• _SET PROBLEM_
Retype word for word the first line of the listing and each line after it up to the line with "Chart.register(...registerables);", with the pictures taken out.

• _SUPPLIED MATERIAL_
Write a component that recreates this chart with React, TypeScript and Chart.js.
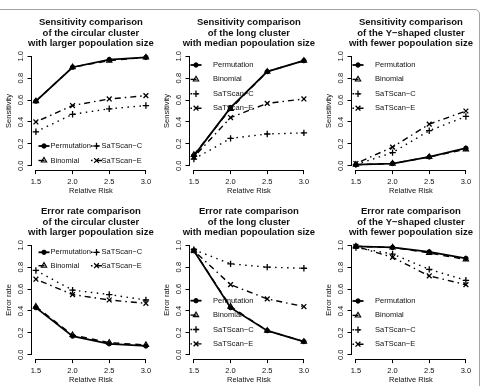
import React, { useEffect, useRef } from "react";
import { Chart, registerables } from "chart.js";

Chart.register(...registerables);

// ---- shared axis values and labels ----
const relativeRisk = [1.5, 2.0, 2.5, 3.0];
const xTickLabels = ["1.5", "2.0", "2.5", "3.0"];
const yTickValues = [0, 0.2, 0.4, 0.6, 0.8, 1.0];
const yTickLabels = ["0.0", "0.2", "0.4", "0.6", "0.8", "1.0"];
const methodNames = ["Permutation", "Binomial", "SaTScan−C", "SaTScan−E"];
const xAxisTitle = "Relative Risk";

// ---- sensitivity ----
const sensCircularPermutation = [0.59, 0.9, 0.97, 0.99];
const sensCircularBinomial = [0.59, 0.9, 0.96, 0.99];
const sensCircularSatscanC = [0.31, 0.47, 0.52, 0.55];
const sensCircularSatscanE = [0.4, 0.55, 0.61, 0.64];

const sensLongPermutation = [0.09, 0.53, 0.86, 0.96];
const sensLongBinomial = [0.1, 0.52, 0.86, 0.96];
const sensLongSatscanC = [0.06, 0.25, 0.29, 0.3];
const sensLongSatscanE = [0.08, 0.44, 0.57, 0.61];

const sensYPermutation = [0.01, 0.02, 0.08, 0.16];
const sensYBinomial = [0.01, 0.02, 0.08, 0.15];
const sensYSatscanC = [0.01, 0.12, 0.32, 0.45];
const sensYSatscanE = [0.02, 0.17, 0.38, 0.5];

// ---- error rate ----
const errCircularPermutation = [0.43, 0.17, 0.1, 0.08];
const errCircularBinomial = [0.44, 0.18, 0.11, 0.09];
const errCircularSatscanC = [0.77, 0.59, 0.55, 0.5];
const errCircularSatscanE = [0.69, 0.55, 0.5, 0.47];

const errLongPermutation = [0.95, 0.43, 0.22, 0.12];
const errLongBinomial = [0.95, 0.44, 0.22, 0.12];
const errLongSatscanC = [0.96, 0.83, 0.8, 0.79];
const errLongSatscanE = [0.95, 0.64, 0.51, 0.44];

const errYPermutation = [0.99, 0.98, 0.94, 0.88];
const errYBinomial = [0.99, 0.98, 0.93, 0.87];
const errYSatscanC = [0.98, 0.92, 0.78, 0.68];
const errYSatscanE = [0.99, 0.89, 0.72, 0.64];

// ---- titles ----
const titleSensCircular = ["Sensitivity comparison", "of the circular cluster", "with larger popoulation size"];
const titleSensLong = ["Sensitivity comparison", "of the long cluster", "with median popoulation size"];
const titleSensY = ["Sensitivity comparison", "of the Y−shaped cluster", "with fewer popoulation size"];
const titleErrCircular = ["Error rate comparison", "of the circular cluster", "with larger popoulation size"];
const titleErrLong = ["Error rate comparison", "of the long cluster", "with median popoulation size"];
const titleErrY = ["Error rate comparison", "of the Y−shaped cluster", "with fewer popoulation size"];

// ---- drawing style ----
const FONT = '"Liberation Sans", Arial, Helvetica, sans-serif';
const INK = "#000";
const TEXT = "#111";

const CANVAS_W = 162;
const CANVAS_H = 197;
const COL_LEFT = [0, 158, 320];
const ROW_TOP = [0, 189];

// plot region inside a panel canvas
const PLOT = { left: 31.5, right: 150.3, top: 51.9, bottom: 170.1 };
const TITLE_Y = [22.7, 33.3, 43.3];
const X_LABEL_Y = 181.7;
const X_TITLE_Y = 191;
const Y_TITLE_X = 9;
const Y_LABEL_X = 20.7;
const TICK_LEN = 4;
const AXIS_FONT = 7.5;
const LEGEND_FONT = 7.5;
const LEGEND_SEG = 5.5;

type MethodStyle = {
  pointStyle: "circle" | "triangle" | "cross" | "crossRot";
  radius: number;
  filled: boolean;
  pointWidth: number;
  width: number;
  dash: number[];
};

const methodStyles: MethodStyle[] = [
  { pointStyle: "circle", radius: 2.2, filled: true, pointWidth: 1, width: 1.8, dash: [] },
  { pointStyle: "triangle", radius: 3.1, filled: false, pointWidth: 1.1, width: 1.4, dash: [6, 5] },
  { pointStyle: "cross", radius: 3.2, filled: false, pointWidth: 1.3, width: 1.4, dash: [1.5, 4.5] },
  { pointStyle: "crossRot", radius: 3.4, filled: false, pointWidth: 1.3, width: 1.4, dash: [1.5, 4, 6, 4] },
];

type LegendPos = { x: number; y: number; tx: number };

// two-column legends (order: Permutation, Binomial, SaTScan−C, SaTScan−E)
const legendTwoColLow: LegendPos[] = [
  { x: 44, y: 146, tx: 50.5 },
  { x: 44, y: 160.5, tx: 50.5 },
  { x: 96.5, y: 146, tx: 101.5 },
  { x: 96.5, y: 160.5, tx: 101.5 },
];
const legendTwoColHigh: LegendPos[] = [
  { x: 44, y: 63.3, tx: 50.5 },
  { x: 44, y: 76.7, tx: 50.5 },
  { x: 96.5, y: 63.3, tx: 101.5 },
  { x: 96.5, y: 76.7, tx: 101.5 },
];
const oneCol = (top: number): LegendPos[] =>
  [0, 1, 2, 3].map((i) => ({ x: 38, y: top + i * 14.4, tx: 55 }));

type PanelSpec = {
  title: string[];
  yTitle: string;
  series: number[][];
  legend: LegendPos[];
  col: number;
  row: number;
};

const panels: PanelSpec[] = [
  {
    title: titleSensCircular,
    yTitle: "Sensitivity",
    series: [sensCircularPermutation, sensCircularBinomial, sensCircularSatscanC, sensCircularSatscanE],
    legend: legendTwoColLow,
    col: 0,
    row: 0,
  },
  {
    title: titleSensLong,
    yTitle: "Sensitivity",
    series: [sensLongPermutation, sensLongBinomial, sensLongSatscanC, sensLongSatscanE],
    legend: oneCol(65),
    col: 1,
    row: 0,
  },
  {
    title: titleSensY,
    yTitle: "Sensitivity",
    series: [sensYPermutation, sensYBinomial, sensYSatscanC, sensYSatscanE],
    legend: oneCol(65),
    col: 2,
    row: 0,
  },
  {
    title: titleErrCircular,
    yTitle: "Error rate",
    series: [errCircularPermutation, errCircularBinomial, errCircularSatscanC, errCircularSatscanE],
    legend: legendTwoColHigh,
    col: 0,
    row: 1,
  },
  {
    title: titleErrLong,
    yTitle: "Error rate",
    series: [errLongPermutation, errLongBinomial, errLongSatscanC, errLongSatscanE],
    legend: oneCol(111.7),
    col: 1,
    row: 1,
  },
  {
    title: titleErrY,
    yTitle: "Error rate",
    series: [errYPermutation, errYBinomial, errYSatscanC, errYSatscanE],
    legend: oneCol(112),
    col: 2,
    row: 1,
  },
];

function drawMarker(ctx: CanvasRenderingContext2D, st: MethodStyle, x: number, y: number) {
  ctx.save();
  ctx.setLineDash([]);
  ctx.strokeStyle = INK;
  ctx.fillStyle = INK;
  ctx.lineWidth = st.pointWidth;
  ctx.beginPath();
  const r = st.radius;
  if (st.pointStyle === "circle") {
    ctx.arc(x, y, r, 0, Math.PI * 2);
    ctx.fill();
    ctx.stroke();
  } else if (st.pointStyle === "triangle") {
    let rad = 0;
    ctx.moveTo(x + Math.sin(rad) * r, y - Math.cos(rad) * r);
    rad += (Math.PI * 2) / 3;
    ctx.lineTo(x + Math.sin(rad) * r, y - Math.cos(rad) * r);
    rad += (Math.PI * 2) / 3;
    ctx.lineTo(x + Math.sin(rad) * r, y - Math.cos(rad) * r);
    ctx.closePath();
    ctx.stroke();
  } else {
    const rad = st.pointStyle === "crossRot" ? Math.PI / 4 : 0;
    const c = Math.cos(rad) * r;
    const s = Math.sin(rad) * r;
    ctx.moveTo(x - c, y - s);
    ctx.lineTo(x + c, y + s);
    ctx.moveTo(x + s, y - c);
    ctx.lineTo(x - s, y + c);
    ctx.stroke();
  }
  ctx.restore();
}

function makeDecor(panel: PanelSpec) {
  return {
    id: "panelDecor",
    afterDatasetsDraw(chart: any) {
      const { ctx, chartArea: a, scales } = chart;
      const xs = scales.x;
      const ys = scales.y;
      const crisp = (v: number) => Math.round(v - 0.5) + 0.5;
      ctx.save();

      // axis lines from first to last tick
      ctx.strokeStyle = INK;
      ctx.lineWidth = 1;
      ctx.setLineDash([]);
      ctx.beginPath();
      const ax = crisp(a.left);
      ctx.moveTo(ax, ys.getPixelForValue(yTickValues[0]));
      ctx.lineTo(ax, ys.getPixelForValue(yTickValues[yTickValues.length - 1]));
      const ay = crisp(a.bottom);
      ctx.moveTo(xs.getPixelForValue(relativeRisk[0]), ay);
      ctx.lineTo(xs.getPixelForValue(relativeRisk[relativeRisk.length - 1]), ay);
      ctx.stroke();

      // three-line bold title centred over the plot region
      ctx.fillStyle = TEXT;
      ctx.font = `bold 9.5px ${FONT}`;
      ctx.textAlign = "center";
      ctx.textBaseline = "middle";
      const cx = (a.left + a.right) / 2;
      panel.title.forEach((line, i) => ctx.fillText(line, cx, TITLE_Y[i]));

      // legend without a box
      ctx.font = `${LEGEND_FONT}px ${FONT}`;
      ctx.textAlign = "left";
      panel.legend.forEach((pos, i) => {
        const st = methodStyles[i];
        ctx.save();
        ctx.strokeStyle = INK;
        ctx.lineWidth = st.width;
        ctx.setLineDash(st.dash);
        ctx.beginPath();
        ctx.moveTo(pos.x - LEGEND_SEG, pos.y);
        ctx.lineTo(pos.x + LEGEND_SEG, pos.y);
        ctx.stroke();
        ctx.restore();
        drawMarker(ctx, st, pos.x, pos.y);
        ctx.fillStyle = TEXT;
        ctx.fillText(methodNames[i], pos.tx, pos.y);
      });
      ctx.restore();
    },
  };
}

function Panel({ panel }: { panel: PanelSpec }) {
  const ref = useRef<HTMLCanvasElement>(null);
  useEffect(() => {
    const canvas = ref.current;
    if (!canvas) return;
    const axisFont = { family: FONT, size: AXIS_FONT, lineHeight: 1.2 };
    const half = (AXIS_FONT * 1.2) / 2;
    const datasets = panel.series.map((values, i) => {
      const st = methodStyles[i];
      return {
        label: methodNames[i],
        data: relativeRisk.map((x, j) => ({ x, y: values[j] })),
        borderColor: INK,
        borderWidth: st.width,
        borderDash: st.dash,
        backgroundColor: INK,
        fill: false,
        tension: 0,
        pointStyle: st.pointStyle,
        pointRadius: st.radius,
        pointBorderWidth: st.pointWidth,
        pointBorderColor: INK,
        pointBackgroundColor: st.filled ? INK : "rgba(0,0,0,0)",
      };
    });
    const chart = new Chart(canvas, {
      type: "line",
      data: { datasets },
      options: {
        responsive: false,
        animation: false,
        devicePixelRatio: 1,
        events: [],
        layout: {
          padding: { left: 0, top: PLOT.top, right: CANVAS_W - PLOT.right, bottom: 0 },
        },
        plugins: {
          legend: { display: false },
          tooltip: { enabled: false },
          title: { display: false },
        },
        scales: {
          x: {
            type: "linear",
            position: "bottom",
            min: 1.44,
            max: 3.06,
            afterBuildTicks: (s: any) => {
              s.ticks = relativeRisk.map((value) => ({ value }));
            },
            afterFit: (s: any) => {
              s.height = CANVAS_H - PLOT.bottom;
              s.paddingLeft = 0;
              s.paddingRight = 0;
            },
            ticks: {
              autoSkip: false,
              maxRotation: 0,
              minRotation: 0,
              color: TEXT,
              font: axisFont,
              padding: X_LABEL_Y - PLOT.bottom - TICK_LEN - half,
              callback: (_v: any, i: number) => xTickLabels[i],
            },
            grid: {
              drawOnChartArea: false,
              drawTicks: true,
              tickLength: TICK_LEN,
              color: INK,
              lineWidth: 1,
            },
            border: { display: false },
            title: {
              display: true,
              text: xAxisTitle,
              color: TEXT,
              font: axisFont,
              padding: { top: 0, bottom: CANVAS_H - X_TITLE_Y - half },
            },
          },
          y: {
            type: "linear",
            position: "left",
            min: -0.04,
            max: 1.04,
            afterBuildTicks: (s: any) => {
              s.ticks = yTickValues.map((value) => ({ value }));
            },
            afterFit: (s: any) => {
              s.width = PLOT.left;
              s.paddingTop = 0;
              s.paddingBottom = 0;
            },
            ticks: {
              autoSkip: false,
              minRotation: 90,
              maxRotation: 90,
              crossAlign: "center",
              color: TEXT,
              font: axisFont,
              padding: PLOT.left - TICK_LEN - 5.2 - Y_LABEL_X,
              callback: (_v: any, i: number) => yTickLabels[i],
            },
            grid: {
              drawOnChartArea: false,
              drawTicks: true,
              tickLength: TICK_LEN,
              color: INK,
              lineWidth: 1,
            },
            border: { display: false },
            title: {
              display: true,
              text: panel.yTitle,
              color: TEXT,
              font: axisFont,
              padding: { top: Y_TITLE_X - half, bottom: 0 },
            },
          },
        },
      } as any,
      plugins: [makeDecor(panel)],
    });
    return () => chart.destroy();
  }, [panel]);

  return (
    <canvas
      ref={ref}
      width={CANVAS_W}
      height={CANVAS_H}
      style={{
        position: "absolute",
        left: COL_LEFT[panel.col],
        top: ROW_TOP[panel.row],
        width: CANVAS_W,
        height: CANVAS_H,
      }}
    />
  );
}

export default function App() {
  return (
    <div
      style={{
        position: "absolute",
        left: 0,
        top: 0,
        width: 482,
        height: 386,
        overflow: "hidden",
        background: "#fff",
      }}
    >
      <div
        style={{
          position: "absolute",
          left: -5,
          top: 9,
          width: 485,
          height: 400,
          boxSizing: "border-box",
          border: "1px solid #a3a3a3",
          borderTopRightRadius: 5,
        }}
      />
      {panels.map((p, i) => (
        <Panel key={i} panel={p} />
      ))}
    </div>
  );
}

• _OUTPUT BELOW_
Write a component that recreates this chart with React, TypeScript and Chart.js.
import React, { useEffect, useRef } from "react";
import { Chart, registerables } from "chart.js";

Chart.register(...registerables);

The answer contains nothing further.